▶ WHAT THE EXERCISE ASKS: Copy each line of the data below exactly, leaving out pictures.

__________________________________________________

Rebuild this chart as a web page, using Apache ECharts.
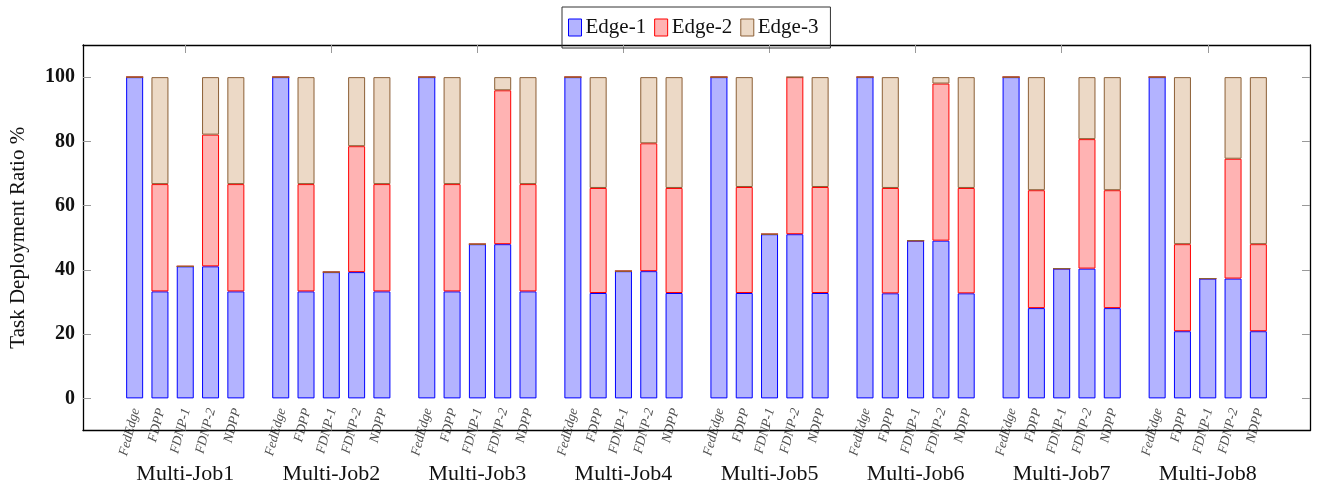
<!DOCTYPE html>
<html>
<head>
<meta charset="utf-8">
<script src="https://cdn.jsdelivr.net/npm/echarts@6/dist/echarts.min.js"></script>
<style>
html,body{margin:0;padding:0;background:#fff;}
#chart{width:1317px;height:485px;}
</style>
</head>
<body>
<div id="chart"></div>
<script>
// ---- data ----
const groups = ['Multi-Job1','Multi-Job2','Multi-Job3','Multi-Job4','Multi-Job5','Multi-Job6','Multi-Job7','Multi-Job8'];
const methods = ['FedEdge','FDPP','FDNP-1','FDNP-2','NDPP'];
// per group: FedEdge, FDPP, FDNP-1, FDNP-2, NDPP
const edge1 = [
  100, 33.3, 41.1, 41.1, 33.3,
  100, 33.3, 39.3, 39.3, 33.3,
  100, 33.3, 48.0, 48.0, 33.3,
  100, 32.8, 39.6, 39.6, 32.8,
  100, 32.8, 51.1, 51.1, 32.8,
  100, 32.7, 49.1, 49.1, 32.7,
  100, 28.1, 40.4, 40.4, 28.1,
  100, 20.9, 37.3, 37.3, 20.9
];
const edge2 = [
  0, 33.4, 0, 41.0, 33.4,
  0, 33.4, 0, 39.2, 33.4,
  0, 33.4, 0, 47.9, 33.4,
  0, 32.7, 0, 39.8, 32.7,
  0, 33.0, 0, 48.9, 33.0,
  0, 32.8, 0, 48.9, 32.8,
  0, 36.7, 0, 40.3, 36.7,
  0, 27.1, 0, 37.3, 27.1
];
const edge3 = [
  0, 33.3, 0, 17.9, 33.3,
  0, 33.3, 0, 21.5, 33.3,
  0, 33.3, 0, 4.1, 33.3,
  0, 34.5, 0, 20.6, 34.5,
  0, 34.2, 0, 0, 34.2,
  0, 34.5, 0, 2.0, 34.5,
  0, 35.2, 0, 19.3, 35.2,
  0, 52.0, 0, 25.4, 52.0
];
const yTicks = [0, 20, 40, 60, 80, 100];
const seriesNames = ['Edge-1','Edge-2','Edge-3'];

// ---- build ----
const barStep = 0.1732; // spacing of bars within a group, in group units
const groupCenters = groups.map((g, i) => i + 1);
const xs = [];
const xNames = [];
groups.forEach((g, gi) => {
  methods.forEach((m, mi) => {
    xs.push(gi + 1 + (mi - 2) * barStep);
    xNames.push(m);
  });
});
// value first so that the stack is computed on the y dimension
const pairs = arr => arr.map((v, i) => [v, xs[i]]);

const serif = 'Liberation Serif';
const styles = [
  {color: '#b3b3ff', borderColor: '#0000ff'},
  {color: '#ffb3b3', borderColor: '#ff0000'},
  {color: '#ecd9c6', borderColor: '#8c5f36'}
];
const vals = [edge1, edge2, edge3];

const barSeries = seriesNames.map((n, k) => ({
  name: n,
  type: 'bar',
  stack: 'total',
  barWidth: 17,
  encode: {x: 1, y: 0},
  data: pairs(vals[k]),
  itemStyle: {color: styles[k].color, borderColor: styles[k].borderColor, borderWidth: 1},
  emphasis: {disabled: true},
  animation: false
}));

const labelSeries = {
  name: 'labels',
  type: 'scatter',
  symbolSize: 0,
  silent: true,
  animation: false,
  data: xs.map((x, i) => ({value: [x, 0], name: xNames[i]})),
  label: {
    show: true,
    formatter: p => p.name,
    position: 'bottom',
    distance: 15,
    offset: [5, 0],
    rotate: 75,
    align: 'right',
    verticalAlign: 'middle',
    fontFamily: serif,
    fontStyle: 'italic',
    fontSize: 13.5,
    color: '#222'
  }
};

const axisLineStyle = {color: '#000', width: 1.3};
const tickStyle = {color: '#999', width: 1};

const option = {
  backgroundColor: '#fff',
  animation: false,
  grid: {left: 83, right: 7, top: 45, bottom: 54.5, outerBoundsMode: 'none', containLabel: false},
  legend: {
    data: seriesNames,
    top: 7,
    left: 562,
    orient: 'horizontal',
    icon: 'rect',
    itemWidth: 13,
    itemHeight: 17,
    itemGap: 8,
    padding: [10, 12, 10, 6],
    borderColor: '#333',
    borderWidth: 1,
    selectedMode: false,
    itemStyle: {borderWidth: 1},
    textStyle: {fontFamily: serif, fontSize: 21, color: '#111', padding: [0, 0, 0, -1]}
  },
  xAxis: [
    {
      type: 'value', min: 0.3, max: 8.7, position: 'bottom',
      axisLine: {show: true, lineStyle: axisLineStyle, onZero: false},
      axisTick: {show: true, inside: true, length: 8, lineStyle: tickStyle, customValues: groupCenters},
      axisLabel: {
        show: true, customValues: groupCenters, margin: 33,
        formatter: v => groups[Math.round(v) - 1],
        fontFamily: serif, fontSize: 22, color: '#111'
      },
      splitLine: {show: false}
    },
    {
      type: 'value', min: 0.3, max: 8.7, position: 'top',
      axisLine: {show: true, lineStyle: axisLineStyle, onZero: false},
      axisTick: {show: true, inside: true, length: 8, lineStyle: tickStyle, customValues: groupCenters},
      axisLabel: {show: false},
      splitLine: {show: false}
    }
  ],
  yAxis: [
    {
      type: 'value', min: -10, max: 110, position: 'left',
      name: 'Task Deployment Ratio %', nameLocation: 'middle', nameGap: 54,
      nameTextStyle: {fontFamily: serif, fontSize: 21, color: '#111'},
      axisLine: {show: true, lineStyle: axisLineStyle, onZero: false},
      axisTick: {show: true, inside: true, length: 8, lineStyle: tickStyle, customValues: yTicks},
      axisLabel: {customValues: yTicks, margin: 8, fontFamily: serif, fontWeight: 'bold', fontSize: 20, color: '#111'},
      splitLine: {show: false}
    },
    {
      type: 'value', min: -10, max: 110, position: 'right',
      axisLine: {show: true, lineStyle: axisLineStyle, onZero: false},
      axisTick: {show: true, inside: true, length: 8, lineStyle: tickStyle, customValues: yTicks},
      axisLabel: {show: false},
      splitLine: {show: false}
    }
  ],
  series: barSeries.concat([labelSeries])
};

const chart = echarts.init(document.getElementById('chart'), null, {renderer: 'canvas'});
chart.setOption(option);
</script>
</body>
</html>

__________________________________________________

▶ ANSWER TO THIS TASK:
Rebuild this chart as a web page, using Apache ECharts.
<!DOCTYPE html>
<html>
<head>
<meta charset="utf-8">
<script src="https://cdn.jsdelivr.net/npm/echarts@6/dist/echarts.min.js"></script>
<style>
html,body{margin:0;padding:0;background:#fff;}
#chart{width:1317px;height:485px;}
</style>
</head>
<body>
<div id="chart"></div>
<script>
// ---- data ----
const groups = ['Multi-Job1','Multi-Job2','Multi-Job3','Multi-Job4','Multi-Job5','Multi-Job6','Multi-Job7','Multi-Job8'];
const methods = ['FedEdge','FDPP','FDNP-1','FDNP-2','NDPP'];
// per group: FedEdge, FDPP, FDNP-1, FDNP-2, NDPP
const edge1 = [
  100, 33.3, 41.1, 41.1, 33.3,
  100, 33.3, 39.3, 39.3, 33.3,
  100, 33.3, 48.0, 48.0, 33.3,
  100, 32.8, 39.6, 39.6, 32.8,
  100, 32.8, 51.1, 51.1, 32.8,
  100, 32.7, 49.1, 49.1, 32.7,
  100, 28.1, 40.4, 40.4, 28.1,
  100, 20.9, 37.3, 37.3, 20.9
];
const edge2 = [
  0, 33.4, 0, 41.0, 33.4,
  0, 33.4, 0, 39.2, 33.4,
  0, 33.4, 0, 47.9, 33.4,
  0, 32.7, 0, 39.8, 32.7,
  0, 33.0, 0, 48.9, 33.0,
  0, 32.8, 0, 48.9, 32.8,
  0, 36.7, 0, 40.3, 36.7,
  0, 27.1, 0, 37.3, 27.1
];
const edge3 = [
  0, 33.3, 0, 17.9, 33.3,
  0, 33.3, 0, 21.5, 33.3,
  0, 33.3, 0, 4.1, 33.3,
  0, 34.5, 0, 20.6, 34.5,
  0, 34.2, 0, 0, 34.2,
  0, 34.5, 0, 2.0, 34.5,
  0, 35.2, 0, 19.3, 35.2,
  0, 52.0, 0, 25.4, 52.0
];
const yTicks = [0, 20, 40, 60, 80, 100];
const seriesNames = ['Edge-1','Edge-2','Edge-3'];

// ---- build ----
const barStep = 0.1732; // spacing of bars within a group, in group units
const groupCenters = groups.map((g, i) => i + 1);
const xs = [];
const xNames = [];
groups.forEach((g, gi) => {
  methods.forEach((m, mi) => {
    xs.push(gi + 1 + (mi - 2) * barStep);
    xNames.push(m);
  });
});
// value first so that the stack is computed on the y dimension
const pairs = arr => arr.map((v, i) => [v, xs[i]]);

const serif = 'Liberation Serif';
const styles = [
  {color: '#b3b3ff', borderColor: '#0000ff'},
  {color: '#ffb3b3', borderColor: '#ff0000'},
  {color: '#ecd9c6', borderColor: '#8c5f36'}
];
const vals = [edge1, edge2, edge3];

const barSeries = seriesNames.map((n, k) => ({
  name: n,
  type: 'bar',
  stack: 'total',
  barWidth: 17,
  encode: {x: 1, y: 0},
  data: pairs(vals[k]),
  itemStyle: {color: styles[k].color, borderColor: styles[k].borderColor, borderWidth: 1},
  emphasis: {disabled: true},
  animation: false
}));

const labelSeries = {
  name: 'labels',
  type: 'scatter',
  symbolSize: 0,
  silent: true,
  animation: false,
  data: xs.map((x, i) => ({value: [x, 0], name: xNames[i]})),
  label: {
    show: true,
    formatter: p => p.name,
    position: 'bottom',
    distance: 15,
    offset: [5, 0],
    rotate: 75,
    align: 'right',
    verticalAlign: 'middle',
    fontFamily: serif,
    fontStyle: 'italic',
    fontSize: 13.5,
    color: '#222'
  }
};

const axisLineStyle = {color: '#000', width: 1.3};
const tickStyle = {color: '#999', width: 1};

const option = {
  backgroundColor: '#fff',
  animation: false,
  grid: {left: 83, right: 7, top: 45, bottom: 54.5, outerBoundsMode: 'none', containLabel: false},
  legend: {
    data: seriesNames,
    top: 7,
    left: 562,
    orient: 'horizontal',
    icon: 'rect',
    itemWidth: 13,
    itemHeight: 17,
    itemGap: 8,
    padding: [10, 12, 10, 6],
    borderColor: '#333',
    borderWidth: 1,
    selectedMode: false,
    itemStyle: {borderWidth: 1},
    textStyle: {fontFamily: serif, fontSize: 21, color: '#111', padding: [0, 0, 0, -1]}
  },
  xAxis: [
    {
      type: 'value', min: 0.3, max: 8.7, position: 'bottom',
      axisLine: {show: true, lineStyle: axisLineStyle, onZero: false},
      axisTick: {show: true, inside: true, length: 8, lineStyle: tickStyle, customValues: groupCenters},
      axisLabel: {
        show: true, customValues: groupCenters, margin: 33,
        formatter: v => groups[Math.round(v) - 1],
        fontFamily: serif, fontSize: 22, color: '#111'
      },
      splitLine: {show: false}
    },
    {
      type: 'value', min: 0.3, max: 8.7, position: 'top',
      axisLine: {show: true, lineStyle: axisLineStyle, onZero: false},
      axisTick: {show: true, inside: true, length: 8, lineStyle: tickStyle, customValues: groupCenters},
      axisLabel: {show: false},
      splitLine: {show: false}
    }
  ],
  yAxis: [
    {
      type: 'value', min: -10, max: 110, position: 'left',
      name: 'Task Deployment Ratio %', nameLocation: 'middle', nameGap: 54,
      nameTextStyle: {fontFamily: serif, fontSize: 21, color: '#111'},
      axisLine: {show: true, lineStyle: axisLineStyle, onZero: false},
      axisTick: {show: true, inside: true, length: 8, lineStyle: tickStyle, customValues: yTicks},
      axisLabel: {customValues: yTicks, margin: 8, fontFamily: serif, fontWeight: 'bold', fontSize: 20, color: '#111'},
      splitLine: {show: false}
    },
    {
      type: 'value', min: -10, max: 110, position: 'right',
      axisLine: {show: true, lineStyle: axisLineStyle, onZero: false},
      axisTick: {show: true, inside: true, length: 8, lineStyle: tickStyle, customValues: yTicks},
      axisLabel: {show: false},
      splitLine: {show: false}
    }
  ],
  series: barSeries.concat([labelSeries])
};

const chart = echarts.init(document.getElementById('chart'), null, {renderer: 'canvas'});
chart.setOption(option);
</script>
</body>
</html>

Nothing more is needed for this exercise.